New | Hong Kong vying for lead role as yuan trading hub
The city needs to bolster the range and depth of financial products on offer if it hopes to capture potential inflows
Hong Kong will need to introduce more yuan-denominated products to compete for some of the US$600 billion worth of yuan expected to flow into the city’s financial markets over the next five years, in the wake of the International Monetary Fund’s decision to anoint the currency reserve status.
The yuan accounts for about 1 per cent of global central bank reserves at present, but these holdings are expected to rise over time.
The IMF will add the currency to its Special Drawing Rights reserve currency basket on October 1 next year. The yuan will rank third in the basket, with a with a weighting of 10.92 per cent, placing it ahead of the Japanese yen (8.33 per cent) and British pound (8.09 per cent) and after the US dollar (41.74 per cent) and the euro (30.93 per cent).

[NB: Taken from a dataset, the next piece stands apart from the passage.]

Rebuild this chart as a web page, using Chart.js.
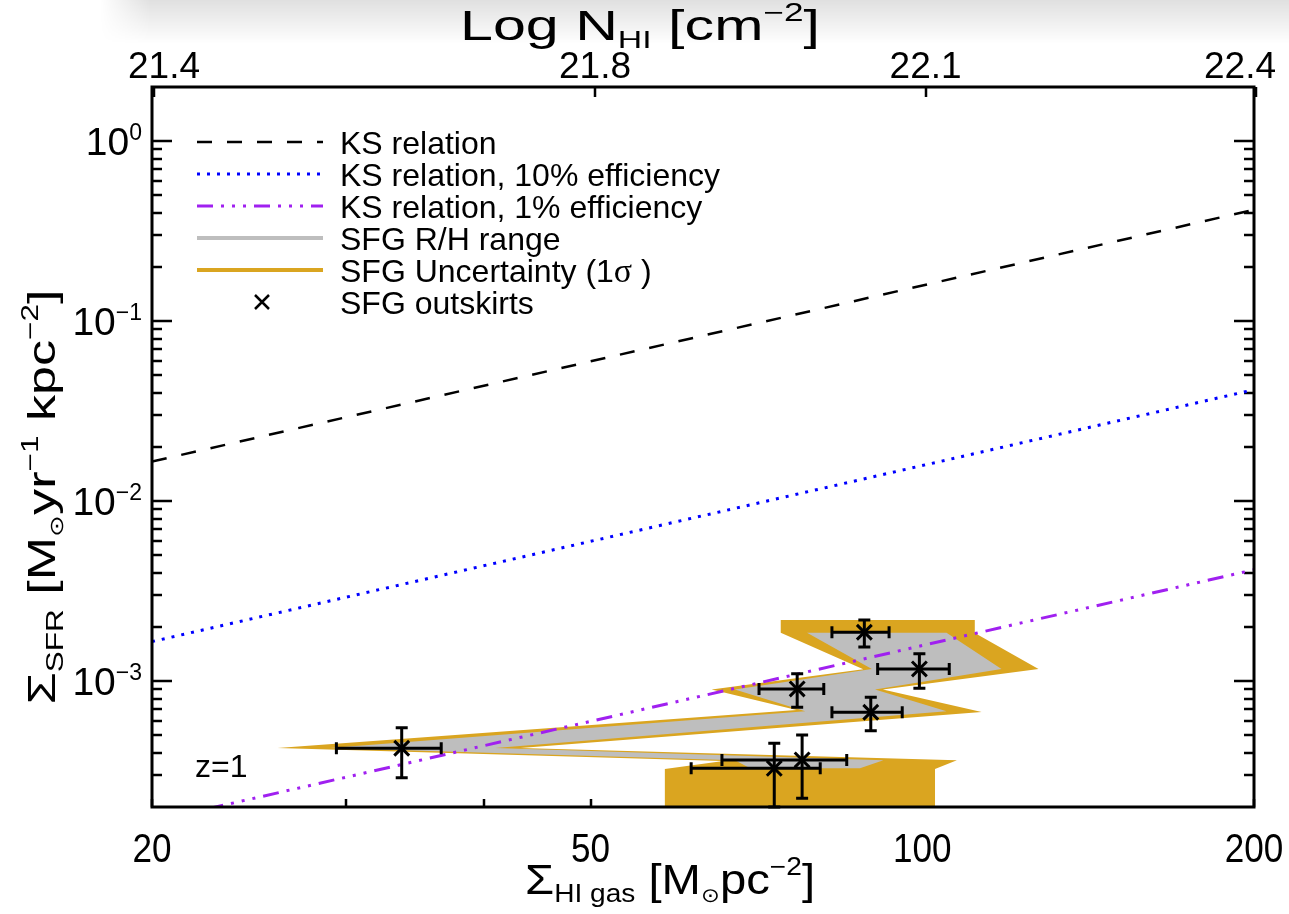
<!DOCTYPE html>
<html>

<head>
    <meta charset="utf-8">
    <title>SFR surface density vs HI gas surface density</title>
    <style>
        body {
            margin: 0;
            background: #fff;
        }

        #quadro {
            position: relative;
            width: 1289px;
            height: 914px;
        }

        /* faixa cinza suave no topo */
        #sombra {
            position: absolute;
            left: 100px;
            top: 0;
            width: 1189px;
            height: 44px;
            background: linear-gradient(to bottom, rgba(0, 0, 0, 0.12), rgba(0, 0, 0, 0));
            -webkit-mask-image: linear-gradient(to right, transparent, #000 50px);
            mask-image: linear-gradient(to right, transparent, #000 50px);
        }

        #grafico {
            position: absolute;
            left: 0;
            top: 0;
        }
    </style>
    <script src="https://cdn.jsdelivr.net/npm/chart.js"></script>
</head>

<body>
    <div id="quadro">
        <div id="sombra"></div>
        <canvas id="grafico" width="1289" height="914"></canvas>
    </div>

    <script>
        // Pontos SFG outskirts: Sigma HI gas (Msun/pc^2) e Sigma SFR (Msun/yr/kpc^2)
        var gasPontos = [88.6, 99.4, 77.0, 89.8, 73.4, 77.8, 33.7];
        var sfrPontos = [1.87e-3, 1.17e-3, 9.05e-4, 6.72e-4, 3.28e-4, 3.65e-4, 4.24e-4];
        var gasMin = [82.8, 91.1, 71.1, 82.8, 61.7, 65.8, 29.4];
        var gasMax = [93.3, 105.8, 81.4, 95.9, 80.8, 85.4, 36.6];
        var sfrMin = [1.55e-3, 9.13e-4, 7.16e-4, 5.31e-4, 2.0e-4, 2.24e-4, 2.91e-4];
        var sfrMax = [2.19e-3, 1.42e-3, 1.10e-3, 8.14e-4, 4.52e-4, 5.02e-4, 5.51e-4];

        // Relacao KS (e versoes com 10% e 1% de eficiencia), pontas da reta
        var gasLinha = [20, 200];
        var sfrKS = [0.0166, 0.416];
        var sfrKS10 = [0.00166, 0.0416];
        var sfrKS1 = [0.000166, 0.00416];

        // Contorno da faixa de incerteza (1 sigma)
        var incertezaGas = [74.4, 74.4, 88.4, 64.4, 76.9, 26.0, 66.0, 58.4, 58.4,
            102.7, 102.7, 107.5, 43.2, 113.2, 92.1, 127.5, 111.6, 111.6];
        var incertezaSfr = [2.19e-3, 1.86e-3, 1.164e-3, 9.0e-4, 6.92e-4, 4.25e-4, 3.60e-4, 3.25e-4, 1.5e-4,
            1.5e-4, 3.25e-4, 3.64e-4, 4.25e-4, 6.74e-4, 9.0e-4, 1.17e-3, 1.85e-3, 2.19e-3];

        // Contorno da faixa R/H
        var faixaRHGas = [78.6, 90.0, 67.6, 78.3, 29.0, 67.6, 69.8,
            87.8, 92.2, 41.0, 105.2, 90.6, 118.0, 105.2];
        var faixaRHSfr = [1.86e-3, 1.17e-3, 9.0e-4, 6.8e-4, 4.25e-4, 3.64e-4, 3.28e-4,
            3.28e-4, 3.64e-4, 4.25e-4, 6.8e-4, 9.0e-4, 1.17e-3, 1.86e-3];

        // Marcas e rotulos dos eixos
        var xMarcas = [20, 50, 100, 200];
        var xRotulos = ['20', '50', '100', '200'];
        var xMarcasMenores = [30, 40, 60, 70, 80, 90];
        var topoMarcas = [21.4, 21.8, 22.1, 22.4];
        var topoRotulos = ['21.4', '21.8', '22.1', '22.4'];
        var yMarcas = [1, 0.1, 0.01, 0.001];
        var yExpoentes = ['0', '\u22121', '\u22122', '\u22123'];

        var fonte = '"Liberation Sans", Arial, Helvetica, sans-serif';
        var fonteSerif = '"Liberation Serif", "DejaVu Serif", serif';

        var LARANJA = '#daa520';
        var CINZA = '#bebebe';
        var ROXO = '#a020f0';
        var AZUL = '#0000ff';

        var tracoKS = [15, 15];
        var tracoPontos = [3, 7];
        var tracoRoxo = [16, 8, 3, 8, 3, 8, 3, 8];

        function pares(xs, ys) {
            return xs.map(function (v, i) {
                return { x: v, y: ys[i] };
            });
        }

        // Escreve texto com sub/sobrescritos; cada parte = [texto, tamanho, deslocamento, familia]
        function textoRico(c, partes, x, y, alinhar, larguraAlvo) {
            var total = 0;
            partes.forEach(function (p) {
                c.font = p[1] + 'px ' + (p[3] || fonte);
                p.w = c.measureText(p[0]).width;
                total += p.w;
            });
            var sx = larguraAlvo ? larguraAlvo / total : 1;
            c.save();
            c.translate(x, y);
            c.scale(sx, 1);
            var cx = alinhar === 'center' ? -total / 2 : (alinhar === 'right' ? -total : 0);
            c.textAlign = 'left';
            c.textBaseline = 'alphabetic';
            c.fillStyle = '#000';
            partes.forEach(function (p) {
                c.font = p[1] + 'px ' + (p[3] || fonte);
                c.fillText(p[0], cx, p[2] || 0);
                cx += p.w;
            });
            c.restore();
        }

        // Marcas para dentro, moldura, rotulos, titulos e legenda
        var eixos = {
            id: 'eixos',
            beforeDatasetsDraw: function (chart) {
                var c = chart.ctx;
                var a = chart.chartArea;
                var sx = chart.scales.x;
                var sy = chart.scales.y;
                var st = chart.scales.x2;
                c.save();
                c.strokeStyle = '#000';
                c.lineWidth = 2.5;
                c.beginPath();
                // eixo y: decadas e marcas menores (esquerda e direita)
                for (var d = -4; d <= 0; d++) {
                    for (var m = 1; m <= 9; m++) {
                        var v = m * Math.pow(10, d);
                        if (v <= 2e-4 * 1.01 || v >= 2 * 0.99) continue;
                        var py = Math.round(sy.getPixelForValue(v));
                        var comp = m === 1 ? 20 : 10;
                        c.moveTo(a.left, py);
                        c.lineTo(a.left + comp, py);
                        c.moveTo(a.right, py);
                        c.lineTo(a.right - comp, py);
                    }
                }
                // eixo x de baixo: marcas curtas
                xMarcas.concat(xMarcasMenores).forEach(function (v) {
                    var px = Math.round(sx.getPixelForValue(v));
                    c.moveTo(px, a.bottom);
                    c.lineTo(px, a.bottom - 8);
                });
                // eixo de cima (log N_HI)
                topoMarcas.forEach(function (v) {
                    var px = Math.round(st.getPixelForValue(v));
                    c.moveTo(px, a.top);
                    c.lineTo(px, a.top + 10);
                });
                c.stroke();
                c.restore();
            },
            afterDraw: function (chart) {
                var c = chart.ctx;
                var a = chart.chartArea;
                var sx = chart.scales.x;
                var sy = chart.scales.y;
                var st = chart.scales.x2;

                c.save();
                c.strokeStyle = '#000';
                c.lineWidth = 3;
                c.strokeRect(a.left, a.top, a.right - a.left, a.bottom - a.top);

                // rotulos de baixo
                xMarcas.forEach(function (v, i) {
                    textoRico(c, [[xRotulos[i], 41, 0]], sx.getPixelForValue(v), 862, 'center', xRotulos[i].length * 19.5);
                });
                // rotulos de cima (os das pontas ficam um pouco para dentro)
                topoMarcas.forEach(function (v, i) {
                    var px = Math.min(Math.max(st.getPixelForValue(v), a.left + 12), a.right - 14);
                    textoRico(c, [[topoRotulos[i], 37, 0]], px, 78, 'center');
                });
                // rotulos do eixo y: 10^n
                yMarcas.forEach(function (v, i) {
                    var py = sy.getPixelForValue(v);
                    textoRico(c, [['10', 39, 0], [yExpoentes[i], 23, -15]], 142, py + 14, 'right');
                });

                // titulos
                textoRico(c, [['\u03a3', 42, 0], ['HI gas', 25, 8], [' [M', 42, 0], ['\u2299', 20, 8],
                    ['pc', 42, 0], ['\u22122', 25, -19], [']', 42, 0]], 670, 894, 'center', 290);
                textoRico(c, [['Log N', 42, 0], ['HI', 24, 8], [' [cm', 42, 0], ['\u22122', 25, -19],
                    [']', 42, 0]], 640, 40, 'center', 360);
                c.save();
                c.translate(55, 497);
                c.rotate(-Math.PI / 2);
                textoRico(c, [['\u03a3', 38, 0], ['SFR', 23, 8], [' [M', 38, 0], ['\u2299', 19, 8],
                    ['yr', 38, 0], ['\u22121', 23, -17], [' kpc', 38, 0], ['\u22122', 23, -17],
                    [']', 38, 0]], 0, 0, 'center', 415);
                c.restore();

                // legenda
                var linhas = [
                    { texto: [['KS relation', 32, 0]], cor: '#000', traco: tracoKS, larg: 2.5 },
                    { texto: [['KS relation, 10% efficiency', 32, 0]], cor: AZUL, traco: tracoPontos, larg: 3 },
                    { texto: [['KS relation, 1% efficiency', 32, 0]], cor: ROXO, traco: tracoRoxo, larg: 3 },
                    { texto: [['SFG R/H range', 32, 0]], cor: CINZA, traco: [], larg: 4 },
                    { texto: [['SFG Uncertainty (1', 32, 0], ['\u03c3', 34, 0, fonteSerif], [' )', 32, 0]], cor: LARANJA, traco: [], larg: 4 },
                    { texto: [['SFG outskirts', 32, 0]], cruz: true }
                ];
                linhas.forEach(function (l, i) {
                    var ly = 142 + i * 32;
                    if (l.cruz) {
                        c.strokeStyle = '#000';
                        c.lineWidth = 2.5;
                        c.setLineDash([]);
                        c.beginPath();
                        c.moveTo(255, ly - 7);
                        c.lineTo(269, ly + 7);
                        c.moveTo(269, ly - 7);
                        c.lineTo(255, ly + 7);
                        c.stroke();
                    } else {
                        c.strokeStyle = l.cor;
                        c.lineWidth = l.larg;
                        c.setLineDash(l.traco);
                        c.beginPath();
                        c.moveTo(197, ly);
                        c.lineTo(323, ly);
                        c.stroke();
                        c.setLineDash([]);
                    }
                    textoRico(c, l.texto, 340, ly + 11.5, 'left');
                });

                textoRico(c, [['z=1', 32, 0]], 195, 777, 'left');
                c.restore();
            }
        };

        // Barras de erro em x e y para os pontos
        var barrasErro = {
            id: 'barrasErro',
            afterDatasetsDraw: function (chart) {
                var c = chart.ctx;
                var sx = chart.scales.x;
                var sy = chart.scales.y;
                c.save();
                c.strokeStyle = '#000';
                c.lineWidth = 3;
                for (var i = 0; i < gasPontos.length; i++) {
                    var px = sx.getPixelForValue(gasPontos[i]);
                    var py = sy.getPixelForValue(sfrPontos[i]);
                    var x1 = sx.getPixelForValue(gasMin[i]);
                    var x2 = sx.getPixelForValue(gasMax[i]);
                    var y1 = sy.getPixelForValue(sfrMin[i]);
                    var y2 = sy.getPixelForValue(sfrMax[i]);
                    c.beginPath();
                    c.moveTo(x1, py);
                    c.lineTo(x2, py);
                    c.moveTo(x1, py - 6);
                    c.lineTo(x1, py + 6);
                    c.moveTo(x2, py - 6);
                    c.lineTo(x2, py + 6);
                    c.moveTo(px, y1);
                    c.lineTo(px, y2);
                    c.moveTo(px - 6, y1);
                    c.lineTo(px + 6, y1);
                    c.moveTo(px - 6, y2);
                    c.lineTo(px + 6, y2);
                    c.stroke();
                }
                c.restore();
            }
        };

        var ctx = document.getElementById('grafico').getContext('2d');

        var grafico = new Chart(ctx, {
            type: 'scatter',
            data: {
                datasets: [
                    {
                        label: 'SFG outskirts',
                        data: pares(gasPontos, sfrPontos),
                        pointStyle: 'crossRot',
                        pointRadius: 10.5,
                        borderColor: '#000',
                        backgroundColor: '#000',
                        borderWidth: 3
                    },
                    {
                        label: 'KS relation',
                        data: pares(gasLinha, sfrKS),
                        showLine: true,
                        borderColor: '#000',
                        borderWidth: 2.5,
                        borderDash: tracoKS,
                        pointRadius: 0,
                        clip: 0
                    },
                    {
                        label: 'KS relation, 10% efficiency',
                        data: pares(gasLinha, sfrKS10),
                        showLine: true,
                        borderColor: AZUL,
                        borderWidth: 3,
                        borderDash: tracoPontos,
                        pointRadius: 0,
                        clip: 0
                    },
                    {
                        label: 'KS relation, 1% efficiency',
                        data: pares(gasLinha, sfrKS1),
                        showLine: true,
                        borderColor: ROXO,
                        borderWidth: 3,
                        borderDash: tracoRoxo,
                        pointRadius: 0,
                        clip: 0
                    },
                    {
                        label: 'SFG R/H range',
                        data: pares(faixaRHGas, faixaRHSfr),
                        showLine: true,
                        fill: 'shape',
                        backgroundColor: CINZA,
                        borderColor: 'rgba(0,0,0,0)',
                        borderWidth: 0,
                        pointRadius: 0,
                        clip: 0
                    },
                    {
                        label: 'SFG Uncertainty (1\u03c3)',
                        data: pares(incertezaGas, incertezaSfr),
                        showLine: true,
                        fill: 'shape',
                        backgroundColor: LARANJA,
                        borderColor: 'rgba(0,0,0,0)',
                        borderWidth: 0,
                        pointRadius: 0,
                        clip: 0
                    }
                ]
            },
            options: {
                responsive: false,
                animation: false,
                layout: {
                    padding: { left: 152, right: 35, top: 87, bottom: 107 }
                },
                plugins: {
                    legend: { display: false },
                    tooltip: { enabled: false }
                },
                scales: {
                    x: { type: 'logarithmic', min: 20, max: 200, display: false },
                    x2: { type: 'linear', position: 'top', min: 21.398, max: 22.398, display: false },
                    y: { type: 'logarithmic', min: 2e-4, max: 2, display: false }
                }
            },
            plugins: [eixos, barrasErro]
        });
    </script>
</body>

</html>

Aidan Yao, senior emerging Asia economist of AXA Investment Managers, estimated the IMF, central banks worldwide and large pension funds or institutional investors will buy about US$600 billion worth of yuan assets over the five year period from 2016, or US$120 billion a year as a result of the yuan SDR inclusion.
“We think the SDR inclusion will raise the yuan’s profile as a global reserve currency, prompting central banks, sovereign wealth funds and reserve managers to allocate towards yuan-denominated assets in their portfolios. In addition, private investors, such as pension funds and insurance companies, will also likely seek exposure to the yuan as China opens up its domestic capital markets,” Yao said.
Tommy Ong, managing director of DBS treasury and markets, said many central banks would likely seek to invest in forex and bond markets in Hong Kong, even as Beijing has already allowed then to invest in the mainland interbank bond market since October.